● Exercise goal
Look through the data below. Collect every line where the word "this" occurs.

● Materials provided
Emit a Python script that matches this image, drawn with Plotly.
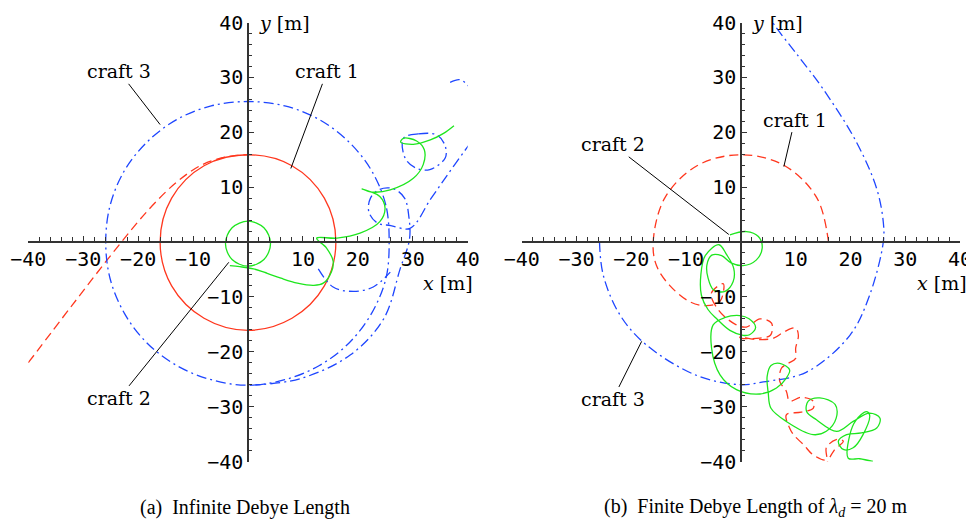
import plotly.graph_objects as go

RED = "rgb(255,55,30)"
BLUE = "rgb(30,70,255)"
GREEN = "rgb(30,230,30)"
AXC = "#333333"

# ---------------- Panel (a): infinite Debye length ----------------
a_c1_orbit_x = [16, 13.9, 8, 0, -8, -13.9, -16, -13.9, -8, 0, 8, 13.9, 16]
a_c1_orbit_y = [0, 8, 13.9, 15.9, 13.9, 8, 0, -8, -13.9, -16.1, -13.9, -8, 0]
a_c1_path_x = [-40, -32, -24, -18, -13, -8.5, -4, 0]
a_c1_path_y = [-22, -11.5, -1.2, 6, 10.9, 14, 15.5, 15.9]

a_c2_loop_x = [4.1, 2.9, 0, -2.9, -4.1, -2.9, 0, 2.9, 4.1]
a_c2_loop_y = [-0.3, 2.6, 3.8, 2.6, -0.3, -3.2, -4.4, -3.2, -0.3]
a_c2_path_x = [-3.3, -1.5, 1, 3.5, 6, 9, 12, 13.7, 15.2, 15.5, 14.3, 12.5, 16.2, 20.4, 24.0,
               24.95, 24.0, 22.2, 20.7, 22.5, 25.9, 30.1, 31.9, 32.1, 30.7, 28.3, 27.8, 30.1,
               33.2, 35.6, 37.5]
a_c2_path_y = [-4.3, -4.5, -4.9, -5.7, -6.6, -7.5, -7.9, -7.5, -5.4, -3.5, -1.1, 0.7, 0.7, 1.6, 3.7,
               6.2, 8.3, 9.2, 9.7, 9.1, 9.5, 11.6, 14.1, 16.8, 18.4, 18.9, 18.2, 17.8,
               18.6, 19.8, 21.2]

a_c3_orbit_x = [25.7, 25.1, 22.5, 18.4, 13, 6.7, 0, -6.7, -13, -18.4, -22.5, -25.1, -25.9,
                -25.1, -22.5, -18.4, -13, -6.7, 0, 6.7, 13, 18.4, 22.5, 25.1, 25.7]
a_c3_orbit_y = [0, 6.7, 13, 18.2, 22.3, 24.8, 25.6, 24.8, 22.3, 18.2, 13, 6.7, 0,
                -6.7, -13, -18.4, -22.5, -25.1, -26.1, -25.1, -22.5, -18.4, -13, -6.7, 0]
a_c3_path_x = [0.4, 9.5, 18.6, 24.7, 27.7, 29.4, 29.3, 28.5, 26.5, 24, 22.3, 22, 23.5, 26,
               29.5, 33.3, 36.5, 39.8, 42]
a_c3_path_y = [-26.1, -24.9, -20.6, -14, -4.9, 0.5, 4.5, 8, 9.7, 9.6, 8, 5.5, 3.5, 3,
               2.5, 7.9, 12.5, 17.1, 20]
a_c3_loopc_x = [28.3, 31, 34.4, 35.9, 35.9, 33.1, 30.5, 28.6, 28.3]
a_c3_loopc_y = [18.9, 19.7, 19.5, 17.5, 15.3, 13.2, 13.5, 15.3, 18.9]
a_c3_loopd_x = [36.8, 38.5, 39.8, 41]
a_c3_loopd_y = [29.1, 29.6, 28.8, 27]
a_c3_loopa_x = [12.8, 15.5, 19.2, 22.8, 25.9]
a_c3_loopa_y = [-4.9, -8.2, -9.0, -8.2, -5.5]

# ---------------- Panel (b): finite Debye length ----------------
b_c1_x = [16, 13.9, 8, 0, -8, -13.9, -16, -15.4, -13, -9.3, -6.3, -3.8, -3.2, -5.4, -4, -1, 1.0,
          3.5, 5.6, 5.4, 3.5, 0, -0.2, 3, 6, 8, 10, 10.5, 10, 10, 8.5, 7.4, 7.1, 8.3, 8.9, 11,
          13.2, 13.2, 11, 8.3, 8.9, 9.6, 11.5, 13.2, 15.6, 15.6, 17.4, 18.7, 17, 15.6]
b_c1_y = [0, 8, 13.9, 15.9, 13.9, 8, 0, -4.3, -7.9, -10.9, -11.6, -10.8, -7.6, -9.4, -12.5, -15,
          -15.5, -14, -14.8, -17, -17.5, -17.5, -17.3, -17.8, -17.5, -16.3, -15.7, -17, -19.4,
          -21.2, -22.2, -23, -25.4, -27.2, -29.0, -28.3, -29.0, -30.3, -31, -31.5, -33.9, -35.1,
          -37, -38.8, -39.7, -37.5, -36, -36.3, -38, -40.5]

b_c2_x = [-2.0, 1.0, 3.2, 3.9, 2.8, 0.4, -1.8, -3.5, -5.3, -6.2, -6.0, -5.0, -2.9, -1.4, -1.3,
          -2.6, -4.0, -6.5, -7.3, -7.2, -6.0, -4.4, -2, 0.4, 1.6, 2.7, 1.5, -0.2, -3, -5.05,
          -5.35, -3.8, -0.8, 3.5, 6.5, 8.3, 8.9, 7.1, 5.5, 4.8, 5.0, 5.5, 8.3, 13.2, 15.6, 17.4,
          17.2, 14.4, 12.3, 12.0, 13.8, 17.5, 20.5, 23.5, 25.4, 24.8, 22, 19.3, 17.8, 18.7,
          20.5, 22.3, 23.5, 22.9, 21, 19.9, 19.6, 21.7, 24.1]
b_c2_y = [1.3, 1.9, 1.0, -1.1, -3.3, -4.3, -3.8, -2.5, -2.4, -4.2, -6.5, -8.7, -9.0, -7.2, -4.8,
          -2.3, -0.5, -2.5, -6, -9.7, -12.3, -14, -16.1, -17.0, -16.9, -15.6, -14, -13.4, -13.8,
          -15.1, -19.3, -24.2, -26.9, -27.7, -26.6, -24.8, -23.3, -22.1, -22.5, -24.5, -27.5,
          -30.3, -32.7, -35.1, -34.5, -32.1, -29.6, -28.4, -29.0, -30.9, -32.4, -34.5, -32.7,
          -31.2, -32.1, -33.9, -34.8, -35.1, -36.3, -37.8, -37.5, -35.1, -31.5, -30.9, -32.5,
          -35.1, -39.4, -39.5, -40]

b_c3_x = [-25.8, -25.1, -22, -17.2, -8.1, -0.2, 4.1, 12, 19.9, 23.5, 26, 26, 24.8, 21.1, 15,
          10, 6.5, 5.5]
b_c3_y = [0, -6.1, -13.4, -18.8, -24.3, -26, -25.5, -23.7, -17, -9.7, 0, 3.6, 9.7, 18.2, 27.9,
          34.5, 39, 40.5]

tick_vals = [-40, -30, -20, -10, 10, 20, 30, 40]
tick_text = ["\u221240", "\u221230", "\u221220", "\u221210", "10", "20", "30", "40"]

DASH_RED = "9px,5px"
DASH_BLUE = "10px,4px,2px,4px"

fig = go.Figure()


def add(x, y, color, dash, xa, ya):
    fig.add_trace(go.Scatter(
        x=x, y=y, mode="lines", xaxis=xa, yaxis=ya, hoverinfo="skip", showlegend=False,
        line=dict(color=color, width=1.3, dash=dash, shape="spline", smoothing=1.0)))


# panel a
add(a_c1_orbit_x, a_c1_orbit_y, RED, "solid", "x", "y")
add(a_c1_path_x, a_c1_path_y, RED, DASH_RED, "x", "y")
add(a_c3_orbit_x, a_c3_orbit_y, BLUE, DASH_BLUE, "x", "y")
add(a_c3_path_x, a_c3_path_y, BLUE, DASH_BLUE, "x", "y")
add(a_c3_loopc_x, a_c3_loopc_y, BLUE, DASH_BLUE, "x", "y")
add(a_c3_loopd_x, a_c3_loopd_y, BLUE, DASH_BLUE, "x", "y")
add(a_c3_loopa_x, a_c3_loopa_y, BLUE, DASH_BLUE, "x", "y")
add(a_c2_loop_x, a_c2_loop_y, GREEN, "solid", "x", "y")
add(a_c2_path_x, a_c2_path_y, GREEN, "solid", "x", "y")
# panel b
add(b_c1_x, b_c1_y, RED, DASH_RED, "x2", "y2")
add(b_c3_x, b_c3_y, BLUE, DASH_BLUE, "x2", "y2")
add(b_c2_x, b_c2_y, GREEN, "solid", "x2", "y2")

W, H = 974, 519
OFF = 8  # page body margin offset


def px_x(p):
    return (p - OFF) / W


def px_y(p):
    return 1 - (p - OFF) / H


Y_DOM = [px_y(461.5), px_y(22.5)]
Y0_PAPER = px_y(241.5)


def axis(domain, position):
    return dict(
        domain=domain, anchor="free", position=position, range=[-40, 40],
        automargin=False,
        showgrid=False, zeroline=False, showline=True, linecolor=AXC, linewidth=1.5,
        ticks="inside", ticklen=5, tickwidth=1, tickcolor=AXC,
        tickmode="array", tickvals=tick_vals, ticktext=tick_text,
        tickfont=dict(family="DejaVu Sans Mono", size=20, color="black"),
        minor=dict(tickmode="linear", tick0=0, dtick=2, ticks="inside", ticklen=3.5,
                   tickcolor=AXC, tickwidth=1),
        fixedrange=True)


fig.update_layout(
    width=W, height=H, margin=dict(l=0, r=0, t=0, b=0, autoexpand=False),
    paper_bgcolor="white", plot_bgcolor="white", showlegend=False,
    xaxis=axis([px_x(28.3), px_x(467.7)], Y0_PAPER),
    yaxis=axis(Y_DOM, px_x(248)),
    xaxis2=axis([px_x(521.7), px_x(960)], Y0_PAPER),
    yaxis2=axis(Y_DOM, px_x(741)),
)

SERIF = dict(family="DejaVu Serif", size=19, color="black")
ann = []


def label(text, x, y, px, py, xr, yr):
    ann.append(dict(text=text, x=px, y=py, ax=x, ay=y, xref=xr, yref=yr, axref=xr, ayref=yr,
                    showarrow=True, arrowhead=0, arrowwidth=1, arrowcolor="black",
                    font=SERIF))


label("craft 3", -23.5, 31.1, -16.0, 21.4, "x", "y")
label("craft 1", 14.4, 31.1, 7.8, 13.4, "x", "y")
label("craft 2", -23.5, -28.5, -3.5, -3.7, "x", "y")
label("craft 1", 9.85, 22.3, 7.85, 13.75, "x2", "y2")
label("craft 2", -23.4, 17.8, -2.2, 1.37, "x2", "y2")
label("craft 3", -23.4, -28.7, -18.1, -18.1, "x2", "y2")

for xr, yr, xx in (("x", "y", 36.4), ("x2", "y2", 36.8)):
    ann.append(dict(text="<i>x</i> [m]", x=xx, y=-7.4, xref=xr, yref=yr, showarrow=False,
                    font=SERIF))
    ann.append(dict(text="<i>y</i> [m]", x=6.7, y=40.0, xref=xr, yref=yr, showarrow=False,
                    font=SERIF))

CAP = dict(family="Liberation Serif", size=20, color="black")
ann.append(dict(text="(a)  Infinite Debye Length", x=px_x(245), y=px_y(507), xref="paper",
                yref="paper", xanchor="center", yanchor="middle", showarrow=False, font=CAP))
ann.append(dict(text="(b)  Finite Debye Length of <i>\u03bb</i><sub><i>d</i></sub> = 20 m",
                x=px_x(755), y=px_y(507), xref="paper", yref="paper", xanchor="center",
                yanchor="middle", showarrow=False, font=CAP))
fig.update_layout(annotations=ann)

fig.write_html("out.html")
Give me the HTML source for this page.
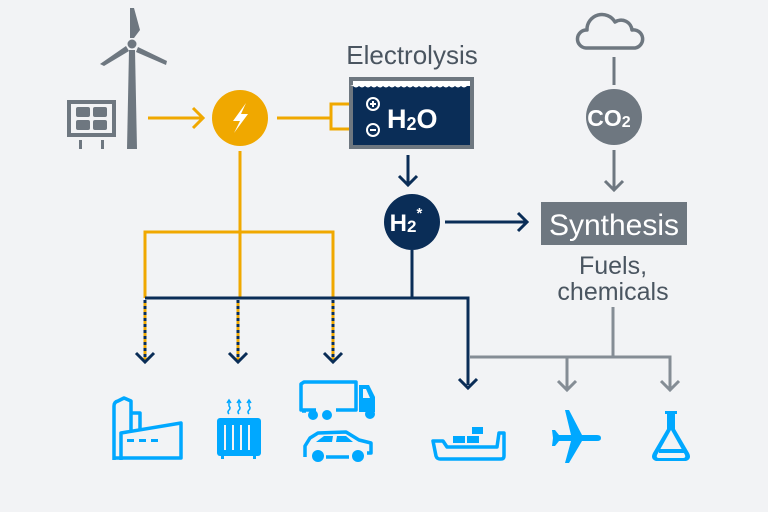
<!DOCTYPE html>
<html><head><meta charset="utf-8"><style>
html,body{margin:0;padding:0;background:#f2f3f5;}
svg{display:block;font-family:"Liberation Sans",sans-serif;}
</style></head><body>
<svg width="768" height="512" viewBox="0 0 768 512">
<rect width="768" height="512" fill="#f2f3f5"/>
<!-- wind turbine -->
<g fill="#6e7780">
<polygon points="129,50 135,50 137,149 127,149"/>
<circle cx="132" cy="44" r="4.5"/>
<polygon points="130,8 134,8 140,30 134,38 130,38"/>
<polygon points="126,46 129,51 104,66 100,64"/>
<polygon points="138,47 167,61 166,65 136,52"/>
</g>
<!-- solar panel -->
<rect x="67" y="100" width="49" height="37" fill="#6e7780"/>
<rect x="71" y="104" width="41" height="29" fill="#f2f3f5"/>
<g fill="#6e7780"><rect x="76" y="107" width="14" height="10" rx="2"/><rect x="93" y="107" width="14" height="10" rx="2"/><rect x="76" y="120" width="14" height="10" rx="2"/><rect x="93" y="120" width="14" height="10" rx="2"/>
<rect x="79" y="140" width="3" height="9"/><rect x="101" y="140" width="3" height="9"/></g>
<!-- yellow lines -->
<g stroke="#f0a800" stroke-width="3" fill="none">
<line x1="148" y1="118" x2="203" y2="118"/>
<polyline points="193,108 203,118 193,128"/>
<line x1="277" y1="118" x2="331" y2="118"/>
<polyline points="367,104 331,104 331,129 367,129"/>
<line x1="240" y1="151" x2="240" y2="298"/>
<polyline points="145,298 145,232 333,232 333,298"/>
</g>
<circle cx="240" cy="118" r="28" fill="#f0a800"/>
<polygon points="246,103 233,121 240,121 234,133 248,114 241,114" fill="#fff"/>
<!-- electrolysis -->
<text x="412" y="64" font-size="26" fill="#4a5560" text-anchor="middle">Electrolysis</text>
<rect x="349" y="77" width="125" height="72" fill="#6e7780"/>
<rect x="353" y="81" width="117" height="64" fill="#0a2d57"/>
<rect x="353" y="81" width="117" height="5" fill="#fff"/>
<path d="M353,86 q3,3 6,0 q3,3 6,0 q3,3 6,0 q3,3 6,0 q3,3 6,0 q3,3 6,0 q3,3 6,0 q3,3 6,0 q3,3 6,0 q3,3 6,0 q3,3 6,0 q3,3 6,0 q3,3 6,0 q3,3 6,0 q3,3 6,0 q3,3 6,0 q3,3 6,0 q3,3 6,0 q3,3 6,0 v-1 h-117z" fill="#fff"/>
<circle cx="373" cy="104" r="6" fill="#0a2d57" stroke="#fff" stroke-width="2"/>
<rect x="370" y="103" width="6" height="2" fill="#fff"/><rect x="372" y="101" width="2" height="6" fill="#fff"/>
<circle cx="373" cy="130" r="6" fill="#0a2d57" stroke="#fff" stroke-width="2"/>
<rect x="370" y="129" width="6" height="2" fill="#fff"/>
<text x="387" y="128" font-size="27" font-weight="bold" fill="#fff">H<tspan font-size="18" dy="2">2</tspan><tspan dy="-2">O</tspan></text>
<!-- navy -->
<g stroke="#0a2d57" stroke-width="3" fill="none">
<line x1="408" y1="155" x2="408" y2="185"/>
<polyline points="399,176 408,185 417,176"/>
<line x1="445" y1="222" x2="527" y2="222"/>
<polyline points="518,213 527,222 518,231"/>
<line x1="412" y1="250" x2="412" y2="298"/>
<polyline points="145,298 468,298 468,385"/>
</g>
<circle cx="412" cy="222" r="28" fill="#0a2d57"/>
<text x="406" y="231" font-size="24" font-weight="bold" fill="#fff" text-anchor="middle">H<tspan font-size="17" dy="1">2</tspan><tspan font-size="15" dy="-14">*</tspan></text>
<!-- dashed drops -->
<g stroke-width="3" fill="none">
<g stroke="#f0a800"><line x1="145" y1="300" x2="145" y2="362"/><line x1="238" y1="300" x2="238" y2="362"/><line x1="333" y1="300" x2="333" y2="362"/></g>
<g stroke="#0a2d57" stroke-dasharray="3,3"><line x1="145" y1="300" x2="145" y2="362"/><line x1="238" y1="300" x2="238" y2="362"/><line x1="333" y1="300" x2="333" y2="362"/></g>
<g stroke="#0a2d57"><polyline points="136,353 145,362 154,353"/><polyline points="229,353 238,362 247,353"/><polyline points="324,353 333,362 342,353"/><polyline points="459,379 468,388 477,379"/></g>
</g>
<!-- CO2 / synthesis -->
<path d="M586,48 a9,9 0 0 1 1,-18 a15,15 0 0 1 28,-8 a11,11 0 0 1 17,8 a9,9 0 0 1 3,18 z" fill="none" stroke="#6e7780" stroke-width="3.5" stroke-linejoin="round"/>
<g stroke="#6e7780" stroke-width="3" fill="none">
<line x1="614" y1="57" x2="614" y2="85"/>
<line x1="614" y1="150" x2="614" y2="190"/>
<polyline points="605,181 614,190 623,181"/>
</g>
<circle cx="614" cy="117" r="28" fill="#6e7780"/>
<text x="609" y="126" font-size="23" font-weight="bold" fill="#fff" text-anchor="middle">CO<tspan font-size="16" dy="1">2</tspan></text>
<rect x="541" y="202" width="146" height="43" fill="#6e7780"/>
<text x="614" y="235" font-size="30" fill="#fff" text-anchor="middle">Synthesis</text>
<text x="613" y="274" font-size="25" fill="#4a5560" text-anchor="middle">Fuels,</text>
<text x="613" y="300" font-size="25" fill="#4a5560" text-anchor="middle">chemicals</text>
<g stroke="#858d95" stroke-width="3" fill="none">
<line x1="613" y1="307" x2="613" y2="357"/>
<polyline points="470,357 670,357 670,390"/>
<line x1="567" y1="357" x2="567" y2="390"/>
<polyline points="558,381 567,390 576,381"/><polyline points="661,381 670,390 679,381"/>
</g>
<!-- icons -->
<g stroke="#00a8ff" stroke-width="3.5" fill="none" stroke-linejoin="round">
<!-- factory -->
<path d="M114,460 V406 q0,-4 4,-5 l6,-3 l7,3 v30"/>
<path d="M131,413 h9 v17"/>
<path d="M121,460 V433 l60,-10 V458 H114"/>
<!-- truck -->
<path d="M316,410 H301 V384 l3,-2 H356 V410 H336"/>
<path d="M302,411 h4"/>
<!-- car -->
<path d="M305,457 V446 l5,-8 l8,-5 l28,-1 l13,8 l12,3 v10 h-4"/>
<path d="M326,457 h23"/>
<!-- ship -->
<path d="M433,441 h10 l4,6 h50 l2,-14 h5 v23 q0,3 -3,3 h-61 q-3,0 -4,-3 z"/>
</g>
<g fill="#00a8ff">
<rect x="127" y="439" width="7" height="3"/><rect x="139" y="439" width="7" height="3"/><rect x="151" y="439" width="7" height="3"/>
<!-- radiator -->
<rect x="217" y="418" width="44" height="38" rx="3"/>
<g fill="#f2f3f5"><rect x="224" y="425" width="2" height="25"/><rect x="232" y="425" width="2" height="25"/><rect x="240" y="425" width="2" height="25"/><rect x="248" y="425" width="2" height="25"/></g>
<rect x="221" y="455" width="3" height="4"/><rect x="253" y="455" width="3" height="4"/>
<!-- truck cab + wheels -->
<path d="M359,385 h10 l6,12 v15 h-16 z M363,389 v9 h7 l-4,-9z" fill-rule="evenodd"/>
<circle cx="313" cy="415" r="5"/><circle cx="327" cy="415" r="5"/><circle cx="370" cy="414" r="5"/>
<!-- car windows wheels -->
<polygon points="316,442 324,436 333,436 332,442"/><polygon points="336,442 337,436 346,436 353,442"/>
<circle cx="318" cy="456" r="6"/><circle cx="358" cy="456" r="6"/>
<!-- ship containers -->
<rect x="453" y="436" width="12" height="7"/><rect x="467" y="436" width="12" height="7"/><rect x="472" y="427" width="11" height="7"/>
<!-- plane -->
<path d="M565,410 l4,0 l13,25 l15,0 q4,0 4,3 q0,3 -4,3 l-15,0 l-13,22 l-4,0 l6,-22 l-12,0 l-4,5 l-3,0 l1,-8 l-1,-8 l3,0 l4,5 l12,0 z"/>
<!-- flask -->
<path d="M665,411 h12 v3 h-2 v15 l14,24 q3,6 -3,8 h-30 q-6,-2 -3,-8 l14,-24 v-15 h-2 z M671,414 v16 l-14,25 q-1,3 2,3 h24 q3,0 2,-3 l-14,-25 v-16 z" fill-rule="evenodd"/>
<rect x="659" y="449" width="25" height="4"/>
</g>
<!-- heat arrows -->
<g stroke="#00a8ff" stroke-width="1.5" fill="none">
<path d="M229,414 q-2,-2 0,-4 q2,-2 0,-4 v-5"/><path d="M239,414 q-2,-2 0,-4 q2,-2 0,-4 v-5"/><path d="M249,414 q-2,-2 0,-4 q2,-2 0,-4 v-5"/>
<polyline points="227,403 229,400 231,403"/><polyline points="237,403 239,400 241,403"/><polyline points="247,403 249,400 251,403"/>
</g>
</svg>
</body></html>
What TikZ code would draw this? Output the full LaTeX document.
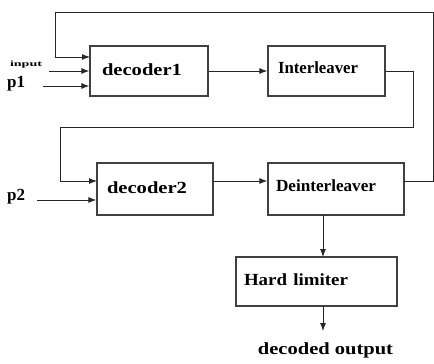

● Worked answer
Emit a Python script that matches this image, drawn with Plotly.
Give me the HTML source for this page.
What TikZ code would draw this? Output the full LaTeX document.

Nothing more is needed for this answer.